The falls in the performance of the Conservatives in opposition were smaller but still significant – they dropped four points from the local elections in 1999, 2003 and 2007 in the general elections of 2001, 2005 and 2010.

The picture is even more more stark when you consider the leads that the opposition parties enjoyed as far as the local elections in 1985, 2007 and 2012 go.  In 2012, Labour enjoyed a national vote lead of seven points. They lost the 2015 election by five points. In 2007, the Conservatives had 13 point lead over Labour. They won the 2010 election by seven points.  In 1985, Labour led by seven points – which turned into a deficit of 12 points by 1987.

So that gives you an idea of the level of cushion Labour need to get in a local election two years after the last election to feel optimistic about the next election.

But because of the coming general election, voters will behave differently – although the difficulty here is that the dataset is more limited. There are only three meaningful sets of results to compare with. In 1983 and 1987, local elections were held with the expectation but not the certainty of an election that year. In fact, Labour had gone so far as to prepare a slogan and a campaign poster for a May 1987 election. In 1992, local elections took place a month after the Conservatives’ unexpected fourth election victory.

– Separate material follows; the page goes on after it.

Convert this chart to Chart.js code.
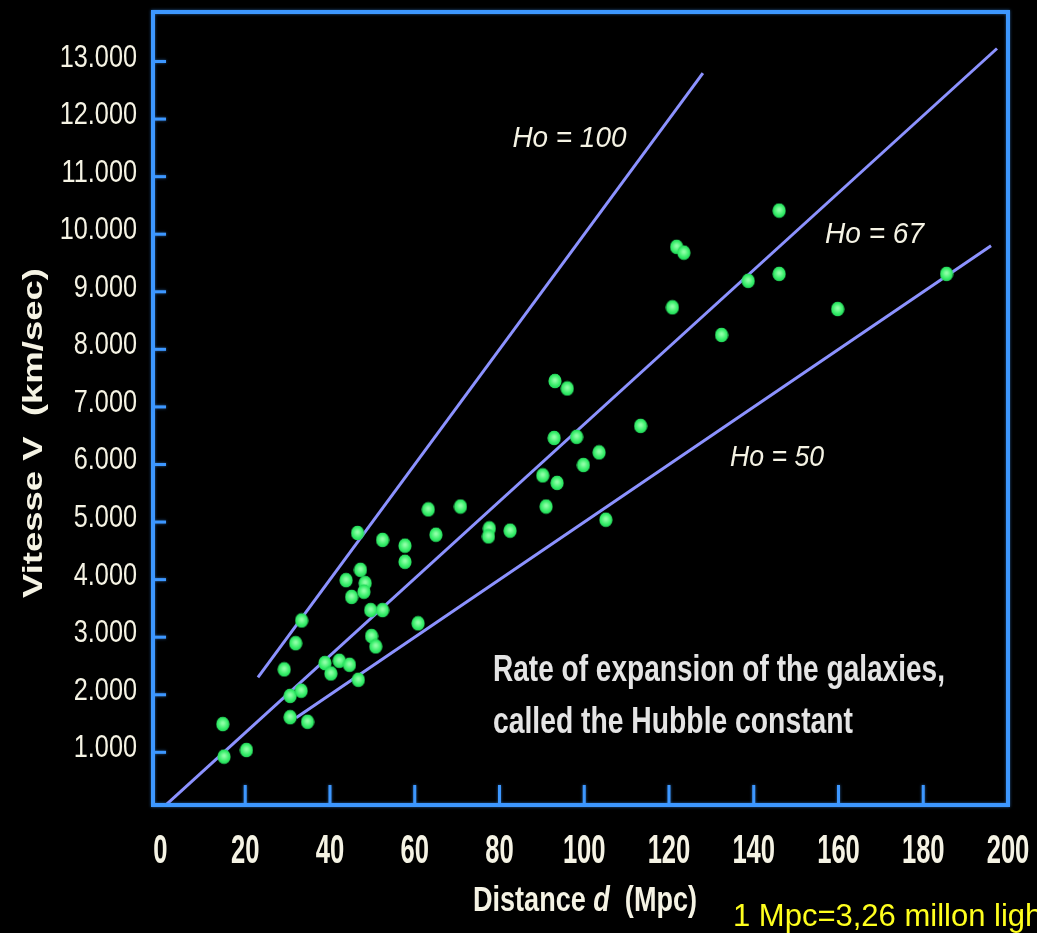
<!DOCTYPE html>
<html>
<head>
<meta charset="utf-8">
<title>Hubble diagram</title>
<style>
  html, body { margin: 0; padding: 0; background: #000; overflow: hidden; }
  #wrap { width: 1037px; height: 933px; position: relative; }
</style>
<script src="https://cdn.jsdelivr.net/npm/chart.js@4.4.1/dist/chart.umd.min.js"></script>
</head>
<body>
<div id="wrap"><canvas id="hubble" width="1037" height="933"></canvas></div>
<script>
// Galaxy distances (Mpc) and recession velocities (km/s)
const distanceMpc = [14.7, 15.0, 20.3, 29.2, 31.9, 33.3, 30.6, 33.2, 30.6, 34.7,
  38.8, 40.2, 42.2, 44.6, 46.7, 45.1, 43.8, 47.2, 48.3, 48.0,
  49.6, 52.4, 49.8, 50.8, 46.5, 52.4, 57.7, 57.7, 63.2, 70.8,
  65.0, 77.6, 77.4, 60.8, 82.5, 93.1, 96.0, 92.9, 98.2, 103.5,
  99.8, 90.2, 93.6, 91.0, 105.1, 113.3, 120.8, 121.8, 123.5, 132.4,
  138.7, 146.0, 146.0, 159.8, 185.5];
const velocityKms = [1490, 925, 1040, 2440, 2895, 3290, 1980, 2070, 1610, 1530,
  2550, 2370, 2590, 2520, 2260, 3700, 3990, 4170, 3940, 3790,
  3470, 3470, 3020, 2840, 4810, 4690, 4590, 4310, 5220, 5270,
  4780, 4890, 4750, 3240, 4850, 7450, 7320, 6460, 6480, 6210,
  5990, 5810, 5680, 5270, 5040, 6670, 8730, 9780, 9680, 8250,
  9190, 10410, 9310, 8700, 9310];

// Hubble constants (km/s/Mpc) and the distance span each reference line covers
const hubbleRates = [100, 67, 50];
const hubbleLabels = ['Ho = 100', 'Ho = 67', 'Ho = 50'];
const lineStartMpc = [23, 0, 32];
const lineEndMpc = [128, 197.4, 196];
// where each rate label sits, in data units (Mpc, km/s)
const labelAtMpc = [96.5, 168.5, 145.5];
const labelAtKms = [11700, 10040, 6170];

// Axis ticks
const xTickValues = [0, 20, 40, 60, 80, 100, 120, 140, 160, 180, 200];
const yTickValues = [1000, 2000, 3000, 4000, 5000, 6000, 7000, 8000, 9000, 10000, 11000, 12000, 13000];

const FRAME_BLUE = '#3d97ff';
const LINE_BLUE = '#8c92ff';
const LABEL_WHITE = '#f5f3e4';

// soft green dot used as the galaxy marker
function makeDot() {
  const c = document.createElement('canvas');
  c.width = 14; c.height = 16;
  const g = c.getContext('2d');
  const grad = g.createRadialGradient(7, 7, 1, 7, 8, 8);
  grad.addColorStop(0, '#8dffa6');
  grad.addColorStop(0.55, '#3bef6c');
  grad.addColorStop(0.85, '#22d85a');
  grad.addColorStop(1, 'rgba(20,160,60,0)');
  g.fillStyle = grad;
  g.beginPath();
  g.ellipse(7, 8, 6.6, 7.6, 0, 0, Math.PI * 2);
  g.fill();
  return c;
}

const galaxyPoints = distanceMpc.map((d, i) => ({ x: d, y: velocityKms[i] }));

const lineSets = hubbleRates.map((h, i) => ({
  type: 'line',
  label: hubbleLabels[i],
  data: [
    { x: lineStartMpc[i], y: h * lineStartMpc[i] },
    { x: lineEndMpc[i], y: h * lineEndMpc[i] }
  ],
  borderColor: LINE_BLUE,
  borderWidth: 3,
  pointRadius: 0,
  tension: 0,
  order: 2
}));

// draw text squeezed or stretched horizontally to a given width
function fitText(ctx, parts, x, y, width) {
  let total = 0;
  parts.forEach(p => { ctx.font = p.font; p.w = ctx.measureText(p.t).width; total += p.w; });
  const sx = width / total;
  ctx.save();
  ctx.translate(x, y);
  ctx.scale(sx, 1);
  let cx = 0;
  parts.forEach(p => { ctx.font = p.font; ctx.fillText(p.t, cx, 0); cx += p.w; });
  ctx.restore();
}

// draw text with a fixed horizontal squeeze, anchored by alignment
function narrowText(ctx, t, x, y, font, sx, align) {
  ctx.save();
  ctx.font = font;
  const w = ctx.measureText(t).width * sx;
  const left = align === 'right' ? x - w : align === 'center' ? x - w / 2 : x;
  ctx.translate(left, y);
  ctx.scale(sx, 1);
  ctx.textAlign = 'left';
  ctx.fillText(t, 0, 0);
  ctx.restore();
}

const framePlugin = {
  id: 'frame',
  afterDatasetsDraw(chart) {
    const { ctx, chartArea: a, scales } = chart;
    ctx.save();
    ctx.strokeStyle = FRAME_BLUE;
    ctx.shadowColor = 'rgba(61,151,255,0.6)';
    ctx.shadowBlur = 3;
    ctx.lineWidth = 4;
    ctx.strokeRect(a.left + 1, a.top, a.right - a.left - 1, a.bottom - a.top - 2);
    ctx.lineWidth = 3;
    // inward tick marks
    yTickValues.forEach(v => {
      const py = scales.y.getPixelForValue(v);
      ctx.beginPath(); ctx.moveTo(a.left + 2, py); ctx.lineTo(a.left + 14, py); ctx.stroke();
    });
    xTickValues.filter(v => v > 0 && v < 200).forEach(v => {
      const px = scales.x.getPixelForValue(v);
      ctx.beginPath(); ctx.moveTo(px, a.bottom - 3); ctx.lineTo(px, a.bottom - 22); ctx.stroke();
    });
    ctx.restore();
  }
};

const notesPlugin = {
  id: 'notes',
  afterDraw(chart) {
    const { ctx, scales, chartArea: a } = chart;
    ctx.save();
    ctx.textBaseline = 'alphabetic';
    ctx.textAlign = 'left';
    ctx.fillStyle = LABEL_WHITE;

    // tick labels, condensed
    scales.y.ticks.forEach(t => {
      const py = scales.y.getPixelForValue(t.value);
      narrowText(ctx, t.value.toLocaleString('de-DE'), a.left - 15, py + 5, '32px "Liberation Sans"', 0.79, 'right');
    });
    scales.x.ticks.forEach(t => {
      const px = scales.x.getPixelForValue(t.value);
      narrowText(ctx, String(t.value), px, a.bottom + 56, 'bold 40px "Liberation Sans"', 0.64, 'center');
    });

    // rate labels beside the lines
    const labelWidths = [114, 99, 94];
    hubbleLabels.forEach((t, i) => {
      const cx = scales.x.getPixelForValue(labelAtMpc[i]);
      const cy = scales.y.getPixelForValue(labelAtKms[i]);
      fitText(ctx, [{ t, font: 'italic 30px "Liberation Sans"' }], cx - labelWidths[i] / 2, cy + 11, labelWidths[i]);
    });

    // caption
    ctx.fillStyle = '#e4e4e4';
    fitText(ctx, [{ t: 'Rate of expansion of the galaxies,', font: 'bold 37px "Liberation Sans"' }], 493, 681, 452);
    fitText(ctx, [{ t: 'called the Hubble constant', font: 'bold 37px "Liberation Sans"' }], 493, 733, 360);

    // x axis title
    ctx.fillStyle = LABEL_WHITE;
    fitText(ctx, [
      { t: 'Distance ', font: 'bold 35px "Liberation Sans"' },
      { t: 'd', font: 'italic bold 35px "Liberation Sans"' },
      { t: '  (Mpc)', font: 'bold 35px "Liberation Sans"' }
    ], 473, 911, 224);

    // y axis title
    ctx.save();
    ctx.translate(42, 598);
    ctx.rotate(-Math.PI / 2);
    fitText(ctx, [{ t: 'Vitesse V  (km/sec)', font: 'bold 28px "Liberation Sans"' }], 0, 0, 330);
    ctx.restore();

    // unit note
    ctx.fillStyle = '#ffff1e';
    ctx.font = '31px "Liberation Sans"';
    ctx.fillText('1 Mpc=3,26 millon light years', 733, 926);
    ctx.restore();
  }
};

// remove the automatic label overhang so the plot box keeps its set size
function noOverhang(s) {
  s.paddingTop = 0; s.paddingBottom = 0; s.paddingLeft = 0; s.paddingRight = 0;
}

new Chart(document.getElementById('hubble'), {
  type: 'scatter',
  data: {
    datasets: [
      ...lineSets,
      {
        label: 'Galaxies',
        data: galaxyPoints,
        pointStyle: makeDot(),
        pointRadius: 7,
        order: 1
      }
    ]
  },
  options: {
    responsive: false,
    animation: false,
    events: [],
    layout: { padding: { top: 12, right: 29, left: 0, bottom: 0 } },
    plugins: { legend: { display: false }, tooltip: { enabled: false } },
    scales: {
      x: {
        type: 'linear',
        min: -2,
        max: 200,
        afterBuildTicks: s => { s.ticks = xTickValues.map(v => ({ value: v })); },
        afterFit: s => { s.height = 126; noOverhang(s); },
        grid: { display: false, drawTicks: false },
        border: { display: false },
        ticks: { display: false }
      },
      y: {
        type: 'linear',
        min: 50,
        max: 13860,
        afterBuildTicks: s => { s.ticks = yTickValues.map(v => ({ value: v })); },
        afterFit: s => { s.width = 152; noOverhang(s); },
        grid: { display: false, drawTicks: false },
        border: { display: false },
        ticks: { display: false }
      }
    }
  },
  plugins: [framePlugin, notesPlugin]
});
</script>
</body>
</html>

In all three, voters behaved a lot more as if they were voting on the same day as the general election.  The Conservatives won all three sets of local elections.  But in 1983 and 1987, the governing party underperformed its general election performance, and the opposition still overperformed, but not by as great a margin.

All this by way of saying: to have a reasonable expectation of winning the election 8 June, Labour would need to win the local elections and win them well. It’s not certain- but it’s pretty damn likely that they will not get above their projected vote share from the local elections today on 8 June. It’s highly unlikely that the Tories will fall below theirs.